Ekaterina Lobacheva, Maxim Kodryan, Nadezhda Chirkova et al.

Training neural networks with batch normalization and weight decay has become a common practice in recent years. In this work, we show that their combined use may result in a surprising periodic behavior of optimization dynamics: the training process regularly exhibits destabilizations that, however, do not lead to complete divergence but cause a new period of training. We rigorously investigate the mechanism underlying the discovered periodic behavior from both empirical and theoretical points of view and analyze the conditions in which it occurs in practice. We also demonstrate that periodic behavior can be regarded as a generalization of two previously opposing perspectives on training with batch normalization and weight decay, namely the equilibrium presumption and the instability presumption.

Ekaterina Lobacheva, Nadezhda Chirkova, Maxim Kodryan et al.
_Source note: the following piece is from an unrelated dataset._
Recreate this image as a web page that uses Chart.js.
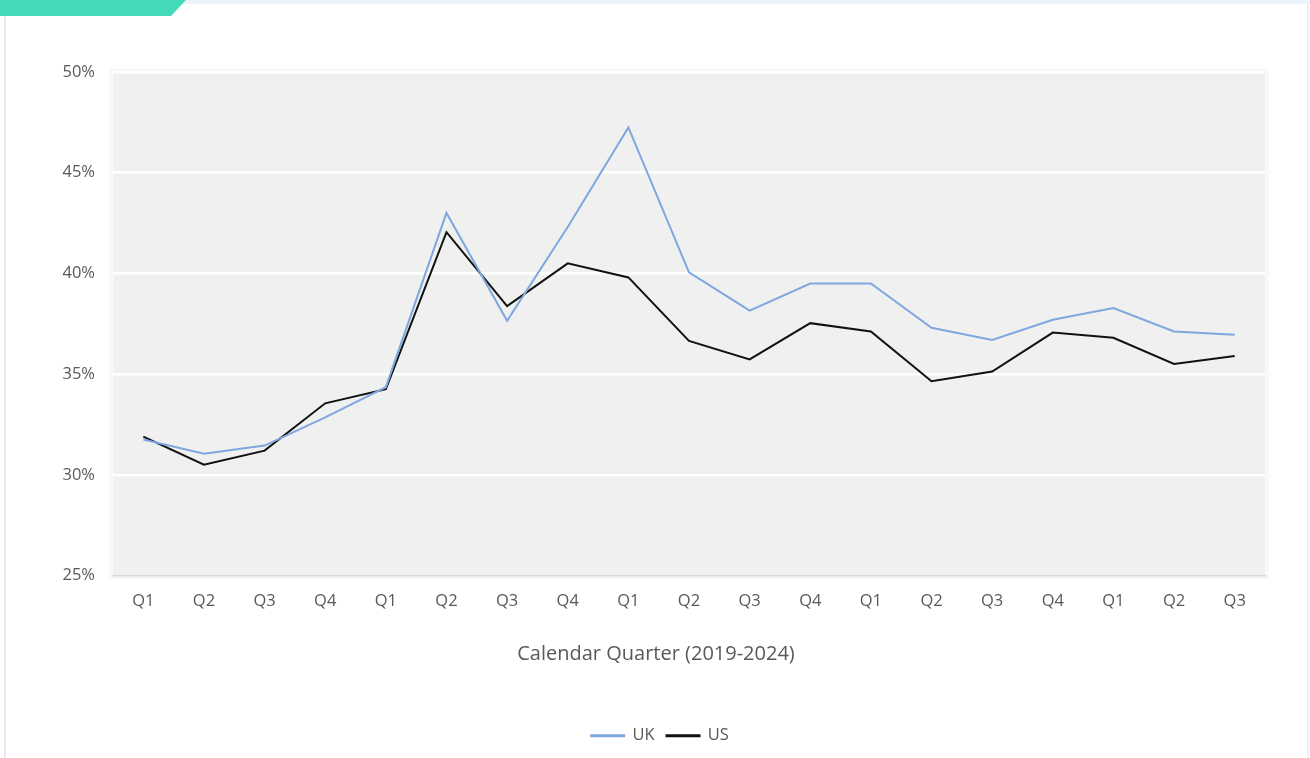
<!DOCTYPE html>
<html>
<head>
<meta charset="utf-8">
<title>UK vs US quarterly share</title>
<script src="https://cdn.jsdelivr.net/npm/chart.js@4.4.1/dist/chart.umd.min.js"></script>
<style>
  html, body { margin: 0; padding: 0; background: #fff; }
  body { width: 1310px; height: 758px; position: relative; overflow: hidden; }
  #wrap { position: absolute; left: 0; top: 0; width: 1310px; height: 758px; }
  .strip { position: absolute; left: 0; top: 0; width: 1310px; height: 4px; background: #eef3fb; }
  .tab { position: absolute; left: 0; top: 0; width: 186px; height: 16px; background: #43d9b9;
         clip-path: polygon(0 0, 100% 0, calc(100% - 15px) 100%, 0 100%); }
  .edge-l { position: absolute; left: 4px; top: 16px; width: 2px; height: 742px; background: #e7ecf3; }
  .edge-r { position: absolute; left: 1307px; top: 4px; width: 2px; height: 754px; background: #eeeeee; }
</style>
</head>
<body>
<div id="wrap"><canvas id="shareChart" width="1310" height="758"></canvas></div>
<div class="strip"></div>
<div class="tab"></div>
<div class="edge-l"></div>
<div class="edge-r"></div>
<script>
// Quarters 2019 Q1 .. 2023 Q3
const quarters = ["Q1", "Q2", "Q3", "Q4", "Q1", "Q2", "Q3", "Q4", "Q1", "Q2",
                  "Q3", "Q4", "Q1", "Q2", "Q3", "Q4", "Q1", "Q2", "Q3"];

// Share per quarter, in percent
const ukShare = [31.75, 31.05, 31.45, 32.85, 34.35, 43.0, 37.65, 42.3, 47.25, 40.05,
                 38.15, 39.5, 39.5, 37.3, 36.7, 37.7, 38.28, 37.12, 36.95];
const usShare = [31.9, 30.5, 31.2, 33.55, 34.25, 42.05, 38.38, 40.5, 39.8, 36.65,
                 35.73, 37.53, 37.12, 34.65, 35.13, 37.06, 36.8, 35.5, 35.9];

// y axis range / step
const yMin = 25;
const yMax = 50;
const yStep = 5;

const axisTitle = "Calendar Quarter (2019-2024)";
const textGray = "#595959";
const font = "'Open Sans', 'DejaVu Sans', sans-serif";

// grey plot background behind the lines
const plotBackground = {
  id: "plotBackground",
  beforeDraw(chart) {
    const { ctx, chartArea: a } = chart;
    ctx.save();
    ctx.strokeStyle = "#f7f7f7";
    ctx.lineWidth = 3;
    ctx.strokeRect(a.left - 2, a.top - 2, a.width + 4, a.height + 4);
    ctx.fillStyle = "#f0f0f0";
    ctx.fillRect(a.left, a.top, a.width, a.height);
    ctx.restore();
  },
};

// x axis title, centred on the whole figure rather than the plot area
const xTitle = {
  id: "xTitle",
  afterDraw(chart) {
    const { ctx, chartArea: a } = chart;
    ctx.save();
    ctx.fillStyle = textGray;
    ctx.font = "20px " + font;
    ctx.textAlign = "center";
    ctx.textBaseline = "middle";
    ctx.fillText(axisTitle, (a.left + a.right) / 2 - 33, a.bottom + 79);
    ctx.restore();
  },
};

const ctx = document.getElementById("shareChart").getContext("2d");
new Chart(ctx, {
  type: "line",
  data: {
    labels: quarters,
    datasets: [
      {
        label: "UK",
        data: ukShare,
        borderColor: "#7fa7df",
        backgroundColor: "#7fa7df",
        borderWidth: 2,
        pointRadius: 0,
        tension: 0,
      },
      {
        label: "US",
        data: usShare,
        borderColor: "#111111",
        backgroundColor: "#111111",
        borderWidth: 2,
        pointRadius: 0,
        tension: 0,
      },
    ],
  },
  options: {
    responsive: false,
    animation: false,
    devicePixelRatio: 1,
    layout: {
      padding: { top: 72, right: 45, left: 55, bottom: 4 },
    },
    scales: {
      x: {
        offset: true,
        grid: { display: false, drawTicks: false },
        border: { display: true, color: "#d9d9d9", width: 1.5 },
        ticks: {
          color: textGray,
          font: { family: font, size: 16.5 },
          padding: 16,
          maxRotation: 0,
          autoSkip: false,
        },
        afterFit(scale) {
          scale.height = 140;
        },
      },
      y: {
        min: yMin,
        max: yMax,
        grid: {
          drawTicks: false,
          lineWidth: 2.5,
          color: (c) => (c.tick && c.tick.value === yMin ? "rgba(0,0,0,0)" : "#ffffff"),
        },
        border: { display: false },
        ticks: {
          stepSize: yStep,
          color: textGray,
          font: { family: font, size: 16.5 },
          padding: 18,
          callback: (v) => v + "%",
        },
        afterFit(scale) {
          scale.width = 58;
        },
      },
    },
    plugins: {
      legend: {
        position: "bottom",
        labels: {
          color: textGray,
          font: { family: font, size: 16.5 },
          boxWidth: 33,
          boxHeight: 1,
          padding: 12,
        },
      },
      tooltip: { enabled: false },
    },
  },
  plugins: [plotBackground, xTitle],
});
</script>
</body>
</html>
Ensembles of deep neural networks are known to achieve state-of-the-art performance in uncertainty estimation and lead to accuracy improvement. In this work, we focus on a classification problem and investigate the behavior of both non-calibrated and calibrated negative log-likelihood (CNLL) of a deep ensemble as a function of the ensemble size and the member network size. We indicate the conditions under which CNLL follows a power law w.r.t. ensemble size or member network size, and analyze the dynamics of the parameters of the discovered power laws. Our important practical finding is that one large network may perform worse than an ensemble of several medium-size networks with the same total number of parameters (we call this ensemble a memory split). Using the detected power law-like dependencies, we can predict (1) the possible gain from the ensembling of networks with given structure, (2) the optimal memory split given a memory budget, based on a relatively small number of trained networks. We describe the memory split advantage effect in more details in arXiv:2005.07292

Maxim Kodryan, Dmitry Kropotov, Dmitry Vetrov

Tensor decomposition methods have proven effective in various applications, including compression and acceleration of neural networks. At the same time, the problem of determining optimal decomposition ranks, which present the crucial parameter controlling the compression-accuracy trade-off, is still acute. In this paper, we introduce MARS -- a new efficient method for the automatic selection of ranks in general tensor decompositions. During training, the procedure learns binary masks over decomposition cores that "select" the optimal tensor structure. The learning is performed via relaxed maximum a posteriori (MAP) estimation in a specific Bayesian model and can be naturally embedded into the standard neural network training routine. Diverse experiments demonstrate that MARS achieves better results compared to previous works in various tasks.